The NDP government is going to continue responding to the pandemic the only way it knows how, by spending as much money as it can to help people through it.
That’s been the automatic response in most of the world. It’s undeniably effective, and an overwhelmingly popular approach. So Finance Minister Carole James committed Tuesday to carrying on. But her fiscal update vividly illustrated what the government is up against.
Her February budget was balanced, with a few hundred million in reserve.
The new estimate is a deficit this year of $12.5 billion, the biggest ever, and one that developed almost instantly.
That’s not a forecast. The situation is so wildly unpredictable they’ve give up doing forecasts. They’re just “scenarios” now. So it could go higher.
As James said: “That's why we've developed a scenario, rather than a typical forecast, because of the unprecedented nature of COVID-19 and the uncertainty regarding the magnitude of the economic decline caused by the pandemic.”
She’s acknowledged there will be deficits for at least the next three years. But it’s more likely to be a decade or more.
(Two years ago officials marked the elimination of just one component of B.C.’s debt, the operating debt stemming mostly from accumulated deficits. It took 40 years to accomplish that.)
The federal government did a similar update last week. Its projected deficit of $34 billion has jumped to $343 billion because of the pandemic.
So the on-going federal-provincial plan to keep helping people is based on borrowing more and more money to pay for it.
Rock-bottom interest rates will ease some concern about the hole they’re digging.
And there are projections that the economic collapse will only last for a year. So an optimistic outlook would be a one-year catastrophe followed by a bounce back in 2021, followed by years of whittling deficits back down to size.
Government finances obviously depend entirely on the private sector economy. James’ briefing included an exhaustive list of crises in different sectors.
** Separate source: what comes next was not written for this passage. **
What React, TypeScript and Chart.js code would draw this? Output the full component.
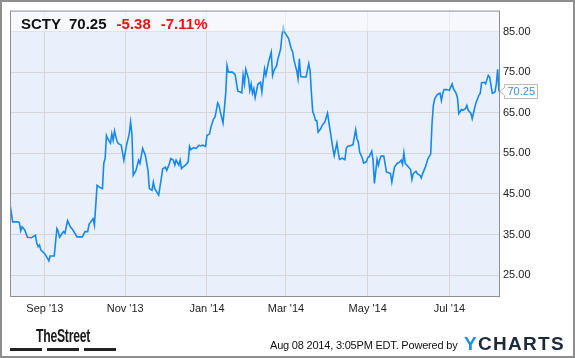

Roughly half the new deficit is the new spending to help people cope ($5 billion in direct aid, $1.3 billion in deferred taxes and extensions). The other half arises from a collapse in government revenues.
There is a billion less in personal income tax, another billion less in corporate income tax and $1.3 billion less in sales tax, as examples. That’s all due to retail sales dropping 24 per cent, home sales down 45 per cent, 235,000 fewer jobs, corporate profits down 36 per cent and a seven to eight per cent drop in the provincial GDP, all in the last five months.
“No one has a playbook for dealing with this,” James said. So the plan they’ve fashioned is based on the fervent hope this is a one-year nightmare.
She has plans to announce a “recovery plan framework” in September, which would outline the expectations for how $1.5 billion in stimulus spending might be used.
But all the “scenarios” depend on the COVID-19 daily counts. Any sustained increases or outbreaks could delay recovery plans. That would make economic calamity even grimmer and more protracted than it already is.
Whatever the virus does in the next while, COVID-19 will be around for years as an economic factor.
Just So You Know: James spent 60 minutes detailing the extent of the economic catastrophe. She ran through 24 slides showing devastating impacts on every single aspect of the economy.
But the official news release covering her update was a study in deliriously-upbeat positivity. It was headed: “B.C.’s strong fiscal response, economic foundation support people.”
It rehashed all the previous good news announcements, ignored all the alarms and buried the stunning news there “could be” a $12.5 billion deficit.
It’s probably a firing offence for communications staff to write anything that leaves a negative impression in these sorts of releases.
But in a world where governments are spending more than ever, getting their own news out and covering themselves on all platforms as they see fit, the release is a reminder: It’s good to get an independent view.